Nach Wortlaut sowie Sinn und Zweck ist die Klagerücknahme auch nicht bedingt (§ 158 BGB) erklärt, was nicht unbeachtlich wäre, wie die Beklagte meint, sondern deren Unwirksamkeit zur Folge hätte (Roller in: Lüdtke, a.a.O., Rdnr. 6). Die Formulierung "Im Hinblick auf meine Verweisbarkeit für eine Ingenieurtätigkeit, die kein anstrengendes Sehen erfordert, sehe ich ein, daß mein Rentenantrag vom Juli 1986 zum gegenwärtigen Zeitpunkt keine Aussicht auf Erfolg verspricht" bringt allein die inneren Erwägungen und Motive des Klägers zum Ausdruck und stellt die Klagerücknahme nicht unter die Bedingung einer bestimmten Rechts- (Verweisbarkeit auf Ingenieurtätigkeiten, die kein anstrengendes Sehen erfordern) oder Beweislage (augenärztliche Gutachten).

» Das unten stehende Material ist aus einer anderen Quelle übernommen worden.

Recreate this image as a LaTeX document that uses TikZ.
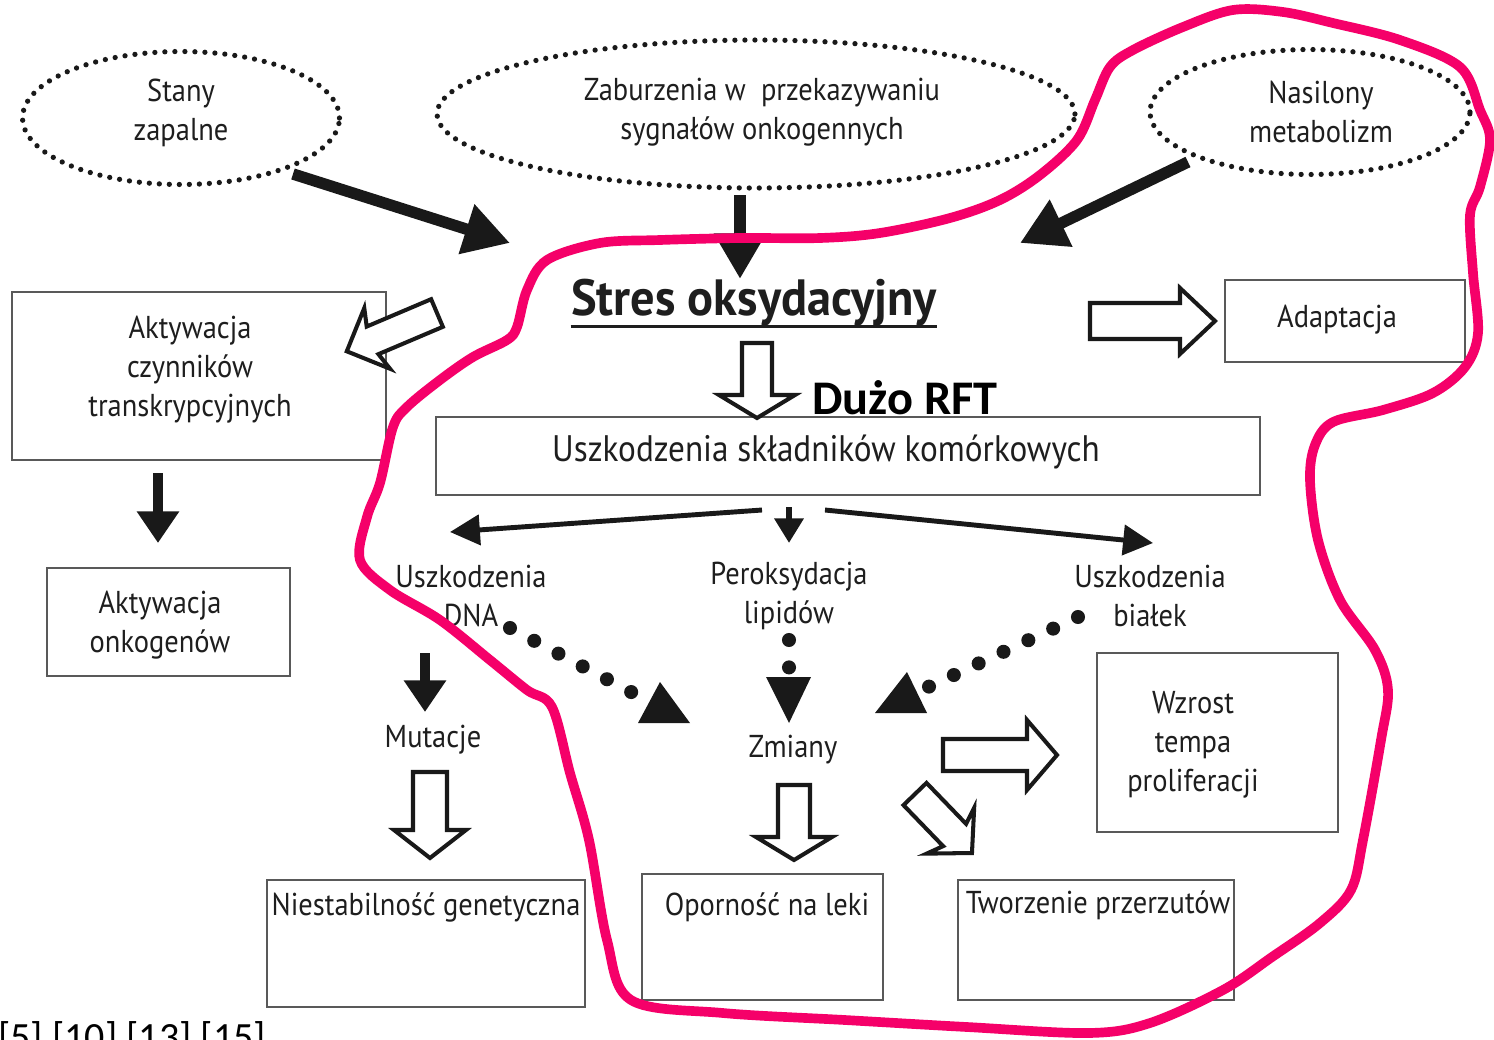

Der fehlende Vermerk, dass die Erklärung über die Klagerücknahme vorgelesen oder zur Niederschrift vorgelegt sowie genehmigt worden ist (§ 122 SGG i. V. m. § 160 Abs. 3 Nr. 8, § 162 Abs. 1 ZPO), macht diese nicht unwirksam (BSG, Urteil vom 12. März 1981, 11 RA 52/80 in SozR 1500 § 102 Nr. 4).
Der Senat kann offen lassen, ob im Vorbringen des Klägers eine Anfechtungs- oder Widerrufserklärung seiner Klagerücknahme zu sehen ist. Selbst wenn der Kläger hinsichtlich der tatsächlichen und rechtlichen Grundlagen der in der Niederschrift dokumentierten Motive im Irrtum gewesen wäre, erlauben solche Motivirrtümer eine Anfechtung der Klagerücknahme nicht (vgl. nur Roller in: Lüdtke, a.a.O., Rdnr. 6, 11). Ein Widerruf der Klagerücknahme wird nur unter den Voraussetzungen einer Wiederaufnahme des gerichtlichen Verfahrens (§§ 179 f SGG, §§ 578 ff ZPO) für zulässig erachtet (Roller, a.a.O., Rdnr. 11). Die Voraussetzungen liegen hier nicht vor, insbesondere ist jedenfalls die Ausschussfrist von fünf Jahren (hier: seit Abgabe der Erklärung) abgelaufen (vgl. § 586 Abs. 2 Satz 2 ZPO). Im Übrigen ist die Behauptung des Klägers, der damalige Vorsitzende der 4. Kammer habe ihm seinerzeit darauf hingewiesen, das Verfahren könne bei Änderung der Beweislage wieder aufgenommen werden, soweit sich diese Äußerung überhaupt auf das gerichtliche Verfahren und nicht (im untechnischen Sinne) auf das vorrangig gegenüber der Beklagten zu verfolgende Rentenbegehren bezieht, nicht belegt. Gleiches gilt für den weiteren Vortrag des Klägers, der damalige Vorsitzende der 4. Kammer habe ihn nicht über die Folgen seiner Prozesserklärung aufgeklärt. Immerhin hat der Kläger dieses gerichtliche Verfahren über mehr als 18 Jahre nicht weiter betrieben, obwohl er ansonsten in Verfahren vor den Gerichten der Sozialgerichtsbarkeit nicht untätig war. Weitere Ermittlungen des Senats sind weder angezeigt noch möglich, denn der damalige Vorsitzende der 4. Kammer ist mittlerweile verstorben.
Die Kostenentscheidung beruht auf § 193 SGG.
Die Revision ist nicht zuzulassen, weil die Voraussetzungen des § 160 Abs. 2 SGG nicht erfüllt sind.